An ambition of mine is to appreciate the mastery of performing magic tricks. There is something mystical about them, always able to captivate the imagination. Magicians have a unique authority to magnetize an audience with their panache and demonstrations. No wonder we can’t resist being fans of those who can fool our eyes right in front of us, even when determined to the nth degree not to be fooled. Some of the subtle movements, seeming motionless, are so dumbfounding that I am left shaking my head afterwards, not able to sleep at night, instead, wishing I too could earn the admiration and respect of the neighbourhood like the ‘Gran Mago’.
The Gran Mago resides just down the road but offers me no hints at what he considers his intellectual property alone. I pester him about how he executes that perplexing stuff; whether it’s after his show or on the street but he dodges me at every move. When I do witness how a coin can disappear and reappear in someone’s ear or an egg slipped through an impossibly small hole, then I’m more eager to sway him to take me on as an unpaid apprentice, whether up front with him or somewhat concealed at the back of the stage. I’d even be his guinea pig or the one to be made disappear, just to gain some insight! I am compelled to have a piece of the action no matter how insignificant: I’m as malleable as the rabbit in his black hat.

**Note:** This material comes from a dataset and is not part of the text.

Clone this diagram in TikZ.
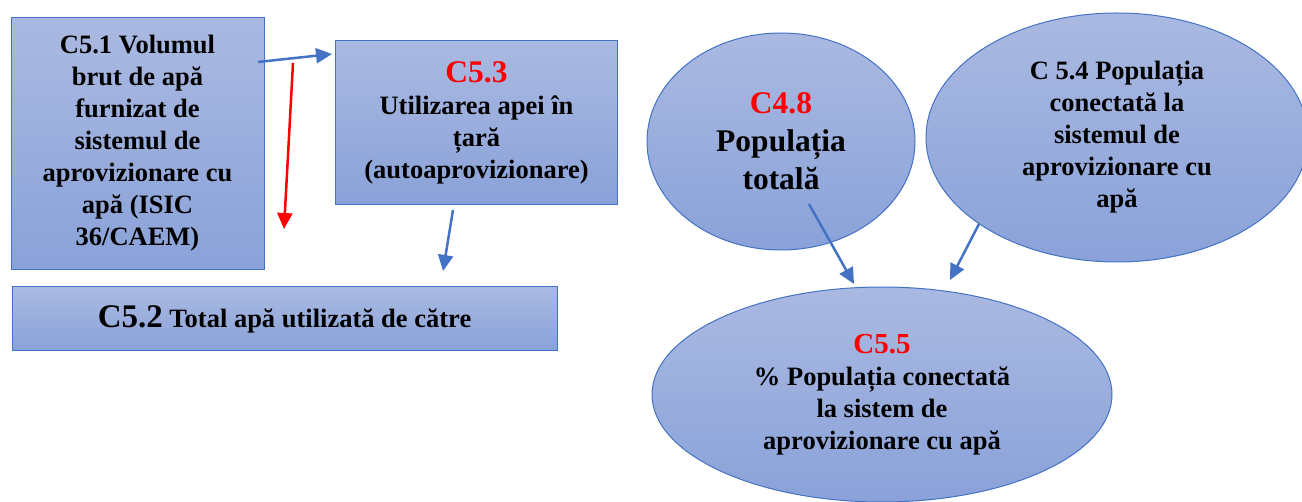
\documentclass[tikz,border=0pt]{standalone}
\usepackage{fontspec}
\setmainfont{Liberation Serif}[BoldFont={Liberation Serif Bold}]
\usetikzlibrary{shapes.geometric,arrows.meta}
\definecolor{bord}{HTML}{4472C4}
\definecolor{ftop}{HTML}{AAB9E1}
\definecolor{fbot}{HTML}{8AA2D9}
\definecolor{redt}{HTML}{FF0000}
\begin{document}
\begin{tikzpicture}[x=1pt,y=-1pt,
  box/.style={draw=bord, line width=1pt, top color=ftop, bottom color=fbot, align=center, inner sep=0pt, text=black, font=\rmfamily\bfseries\fontsize{26.5}{32}\selectfont},
  oval/.style={box, ellipse},
  conn/.style={draw=bord, line width=2.5pt, -{Triangle[length=16pt,width=15pt]}},
  redconn/.style={conn, draw=redt, fill=redt}]
\useasboundingbox (0,0) rectangle (1302,502);

\node[box, minimum width=253pt, minimum height=252pt] (c51) at (137.5,143.5)
  {C5.1 Volumul\\brut de apă\\furnizat de\\sistemul de\\aprovizionare cu\\apă (ISIC\\36/CAEM)};
\node[box, minimum width=282pt, minimum height=164pt] (c53) at (476.5,122.5)
  {{\color{redt}\fontsize{31.5}{32}\selectfont C5.3}\\Utilizarea apei în\\țară\\(autoaprovizionare)};
\node[box, minimum width=545pt, minimum height=64pt] (c52) at (284.5,319)
  {{\fontsize{33}{32}\selectfont C5.2} Total apă utilizată de către};
\node[oval, minimum width=268pt, minimum height=217pt, font=\rmfamily\bfseries\fontsize{31.5}{38}\selectfont] (c48) at (781,141.5)
  {{\color{redt}C4.8}\\Populația\\totală};
\node[oval, minimum width=382pt, minimum height=249pt] (c54) at (1117,137.5)
  {C 5.4 Populația\\conectată la\\sistemul de\\aprovizionare cu\\apă};
\node[oval, minimum width=460pt, minimum height=215pt] (c55) at (882,394.5)
  {{\color{redt}\fontsize{29}{32}\selectfont C5.5}\\\% Populația conectată\\la sistem de\\aprovizionare cu apă};

\coordinate (a1s) at (258,62);  \coordinate (a1e) at (332,54);
\coordinate (a2s) at (293,63);  \coordinate (a2e) at (284,229);
\coordinate (a3s) at (453,210); \coordinate (a3e) at (443,271);
\coordinate (a4s) at (809,204); \coordinate (a4e) at (854,284);
\coordinate (a5s) at (979,224); \coordinate (a5e) at (950,280);

\draw[conn] (a1s) -- (a1e);
\draw[redconn] (a2s) -- (a2e);
\draw[conn] (a3s) -- (a3e);
\draw[conn] (a4s) -- (a4e);
\draw[conn] (a5s) -- (a5e);
\end{tikzpicture}
\end{document}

At the next show he had a volunteer shuffle a deck of cards and choose only one of them. When the magician identified the card, I stood up and shouted to everyone, “Help me convince the magician that he needs a fall-guy like me!” But my distraction was ignored, and he continued with the most popular trick of all — to randomly distribute a card to various people in the audience and later ask each person to stand, then identify the exact card each held. As he reached the part of the part of the program where the sudden appearance of a small bird from a handkerchief and a coin plucked surreptitiously from someone’s ear, the audience rose to their feet in applause, but I only felt the remorse of rejection.

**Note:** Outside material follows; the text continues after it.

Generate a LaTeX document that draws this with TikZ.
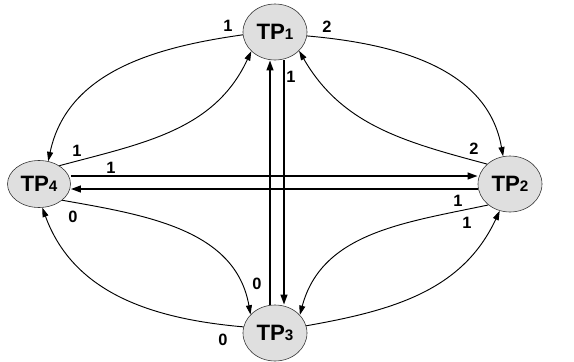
\documentclass[tikz,border=0pt]{standalone}
\usepackage{fontspec}
\setmainfont{Liberation Sans}
\usetikzlibrary{arrows.meta,shapes.geometric}
\newcommand{\tpsub}[1]{{\fontsize{13}{13}\selectfont #1}}
\begin{document}
\begin{tikzpicture}[x=0.03cm,y=-0.03cm,
  tp/.style={ellipse,draw=black!80,line width=0.5pt,fill=gray!25,inner sep=0pt,
    minimum width=1.92cm,minimum height=1.68cm,font=\fontsize{19}{19}\selectfont\bfseries},
  lbl/.style={font=\fontsize{14}{14}\selectfont\bfseries,inner sep=0pt},
  arcline/.style={line width=0.8pt,-{Triangle[length=0.28cm,width=0.18cm]}},
  link/.style={line width=1.6pt,-{Triangle[length=0.3cm,width=0.2cm]}}]
\useasboundingbox (0,0) rectangle (574,362);
% nodes
\node[tp] (tp1) at (275,32) {TP\tpsub{1}};
\node[tp] (tp2) at (510,184) {TP\tpsub{2}};
\node[tp] (tp3) at (275,333) {TP\tpsub{3}};
\node[tp,minimum width=1.89cm,minimum height=1.41cm] (tp4) at (39,184) {TP\tpsub{4}};
% straight links
\draw[link] ([xshift=-0.15cm]tp3.north) -- ([xshift=-0.15cm]tp1.south);
\draw[link] ([xshift=0.27cm]tp1.south) -- ([xshift=0.27cm]tp3.north);
\draw[link] ([yshift=0.24cm]tp4.east) -- ([yshift=0.24cm]tp2.west);
\draw[link] ([yshift=-0.15cm]tp2.west) -- ([yshift=-0.15cm]tp4.east);
% curved links
\draw[arcline] (tp1.185) to[out=188,in=78] (tp4.68);
\draw[arcline] (tp4.42) to[out=15,in=245] (tp1.219);
\draw[arcline] (tp1.353) to[out=-5,in=100] (tp2.104);
\draw[arcline] (tp2.139) to[out=165,in=300] (tp1.322);
\draw[arcline] (tp4.325) to[out=-10,in=100] (tp3.143);
\draw[arcline] (tp3.169) to[out=175,in=-70] (tp4.278);
\draw[arcline] (tp2.224) to[out=192,in=75] (tp3.36);
\draw[arcline] (tp3.13) to[out=10,in=-115] (tp2.249);
% weights
\node[lbl] (w14) at (228,26) {1};
\node[lbl] (w12) at (327,27) {2};
\node[lbl] (w13) at (291,77) {1};
\node[lbl] (w41) at (77,151) {1};
\node[lbl] (w42) at (111,168) {1};
\node[lbl] (w43) at (73,217) {0};
\node[lbl] (w21) at (474,149) {2};
\node[lbl] (w24) at (458,201) {1};
\node[lbl] (w23) at (467,223) {1};
\node[lbl] (w31) at (257,284) {0};
\node[lbl] (w34) at (223,340) {0};
\end{tikzpicture}
\end{document}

There is another person I have high esteem for, a different era from the magician but the two have much in common. The shocking prediction of, “The End of the World as we know it is looming on the horizon for 2019,” came from the man who had foretold the rise of Adolf Hitler and was no other than Nostradamus. A famed 16th century French prophet, he warned nearly 500 years ago that humanity is facing global doom, not in one swift cataclysm, instead from great natural disasters, deadly asteroids as well as the horror and destruction of World War 3. This uncanny information was published ……wait for it ….. in his book of prophesies in 1555. How could one human possibly look into the ‘glass darkly’ and foresee the future of the world up until its last gasp of existence? Without precedent, he also forecast the Great Fire of London in 1666 and the Death of Henry II of France in 1559, although Henry could have already been on his death bed with little time left to give. Theorists have also set their eyes on the far East where the United States and North Korea have been caught up in a tense deadlock over the latter’s rogue nuclear arsenal. The warning given centuries ago was that: ‘The East will weaken the West’.

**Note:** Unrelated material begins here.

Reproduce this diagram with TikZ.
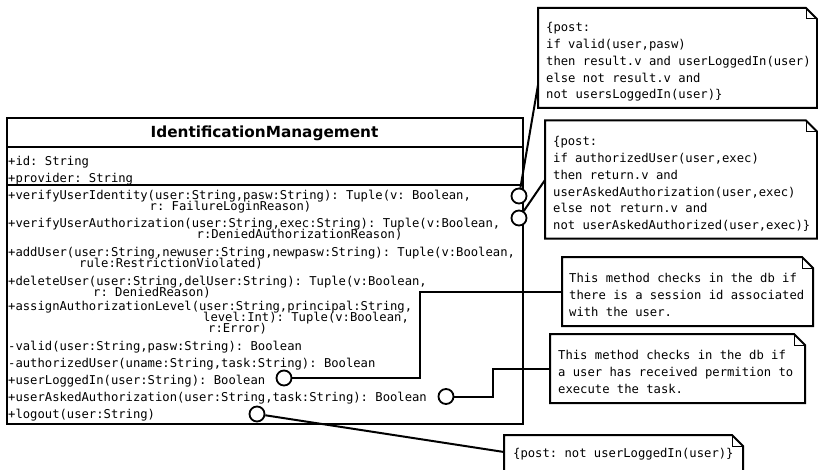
\documentclass[tikz,border=0pt]{standalone}
\usepackage{fontspec}
\newfontfamily\umlmono{DejaVu Sans Mono}
\newfontfamily\umlsans{DejaVu Sans}
\newcommand\foldsize{11pt}
% outline of a UML note with a folded top-right corner
\newcommand\umlnoteoutline[1]{%
  \draw[noteline] (#1.north west) -- ([xshift=-\foldsize]#1.north east)
    -- ([yshift=-\foldsize]#1.north east) -- (#1.south east)
    -- (#1.south west) -- cycle;
  \draw[foldline] ([xshift=-\foldsize]#1.north east) |- ([yshift=-\foldsize]#1.north east);}
\frenchspacing
\begin{document}
\begin{tikzpicture}[x=1pt,y=-1pt,
  classbox/.style={draw, line width=2pt, rectangle, inner sep=0, outer sep=0},
  boxline/.style={line width=2pt},
  titletext/.style={inner sep=0, font=\umlsans\bfseries\fontsize{15.3}{17}\selectfont},
  member/.style={anchor=base west, inner sep=0, font=\umlmono\fontsize{12.2}{14}\selectfont\frenchspacing},
  notearea/.style={rectangle, inner sep=0, outer sep=0},
  noteline/.style={line width=2pt, line join=miter, fill=white},
  foldline/.style={line width=1pt},
  notetext/.style={anchor=north west, inner sep=0, align=left,
    font=\umlmono\fontsize{12.2}{16.8}\selectfont\frenchspacing},
  port/.style={circle, draw, line width=1.8pt, fill=white, minimum size=15pt, inner sep=0},
  conn/.style={line width=2pt}]
\useasboundingbox (0,0) rectangle (818,470);

% class box with its three compartments
\node[classbox, minimum width=516pt, minimum height=306pt] (cls) at (264.5,271) {};
\draw[boxline] (cls.north west) ++(0,29.5) -- ++(516,0);
\draw[boxline] (cls.north west) ++(0,67) -- ++(516,0);
\node[titletext] (title) at (264.5,133) {IdentificationManagement};

% attributes
\node[member] (a1) at (8,165.5) {+id: String};
\node[member] (a2) at (8,182.5) {+provider: String};

% operations
\node[member] (o1) at (8,199.5) {+verifyUserIdentity(user:String,pasw:String): Tuple(v: Boolean,};
\node[member] (o1b) at (149.5,210.5) {r: FailureLoginReason)};
\node[member] (o2) at (8,227.5) {+verifyUserAuthorization(user:String,exec:String): Tuple(v:Boolean,};
\node[member] (o2b) at (196.5,238.5) {r:DeniedAuthorizationReason)};
\node[member] (o3) at (8,256.5) {+addUser(user:String,newuser:String,newpasw:String): Tuple(v:Boolean,};
\node[member] (o3b) at (79,267.5) {rule:RestrictionViolated)};
\node[member] (o4) at (8,285.5) {+deleteUser(user:String,delUser:String): Tuple(v:Boolean,};
\node[member] (o4b) at (93,296.5) {r: DeniedReason)};
\node[member] (o5) at (8,310.5) {+assignAuthorizationLevel(user:String,principal:String,};
\node[member] (o5b) at (203,321.5) {level:Int): Tuple(v:Boolean,};
\node[member] (o5c) at (208,332.5) {r:Error)};
\node[member] (o6) at (8,350.5) {-valid(user:String,pasw:String): Boolean};
\node[member] (o7) at (8,367.5) {-authorizedUser(uname:String,task:String): Boolean};
\node[member] (o8) at (8,384.5) {+userLoggedIn(user:String): Boolean};
\node[member] (o9) at (8,401.5) {+userAskedAuthorization(user:String,task:String): Boolean};
\node[member] (o10) at (8,418.5) {+logout(user:String)};

% notes
\node[notearea, minimum width=279pt, minimum height=100pt] (n1) at (677.5,58) {};
\node[notearea, minimum width=272pt, minimum height=118pt] (n2) at (681,179.5) {};
\node[notearea, minimum width=251pt, minimum height=69pt] (n3) at (687.5,291.5) {};
\node[notearea, minimum width=255pt, minimum height=69pt] (n4) at (677.5,368.5) {};
\node[notearea, minimum width=239pt, minimum height=45pt] (n5) at (623.5,457.5) {};
\umlnoteoutline{n1}
\umlnoteoutline{n2}
\umlnoteoutline{n3}
\umlnoteoutline{n4}
\umlnoteoutline{n5}

\node[notetext] (t1) at (546,22.2) {\{post:\\if valid(user,pasw)\\then result.v and userLoggedIn(user)\\else not result.v and\\not usersLoggedIn(user)\}};
\node[notetext] (t2) at (553,136.2) {\{post:\\if authorizedUser(user,exec)\\then return.v and\\userAskedAuthorization(user,exec)\\else not return.v and\\not userAskedAuthorized(user,exec)\}};
\node[notetext] (t3) at (569,273.2) {This method checks in the db if\\there is a session id associated\\with the user.};
\node[notetext] (t4) at (558,350.2) {This method checks in the db if\\a user has received permition to\\execute the task.};
\node[notetext] (t5) at (513,448.2) {\{post: not userLoggedIn(user)\}};

% attachment points on the notes' left edges
\coordinate (p1) at (538,85);
\coordinate (p2) at (545,180);
\coordinate (k3) at (420,291.5);
\coordinate (k4) at (493,368.5);
\coordinate (p5) at (504,452);

% ports on the operations
\node[port] (c1) at (519,196) {};
\node[port] (c2) at (519,218) {};
\node[port] (c3) at (284,378) {};
\node[port] (c4) at (446,396.5) {};
\node[port] (c5) at (257,414) {};

% connectors
\draw[conn] (c1) -- (p1);
\draw[conn] (c2) -- (p2);
\draw[conn] (c3.east) -| (k3) -- (k3 -| n3.west);
\draw[conn] (c4.east) -| (k4) -- (k4 -| n4.west);
\draw[conn] (c5) -- (p5);
\end{tikzpicture}
\end{document}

I believe both the magician and the prophesier were both ahead of their times. Obviously, Nostradamus was, since it was centuries ago that he predicted events that occurred in even our own lifetime. The magician was too. While holding us in the palm of his hand, he performed surreal, almost impossible feats, as well as did the psychic. One was born in France, one lived in La Passe. One dealt in catastrophes, the other in enlightenment. So much in common, these two, and so influential in our walks of life.
Both of them viewed in wonder, especially by myself. I may never portend the future like Nostradamus but at least there might be hope for the Gran Mago’s change of heart so that we can blend as two sunflowers in a yellow room. If that isn’t an omen, I do know where he lives!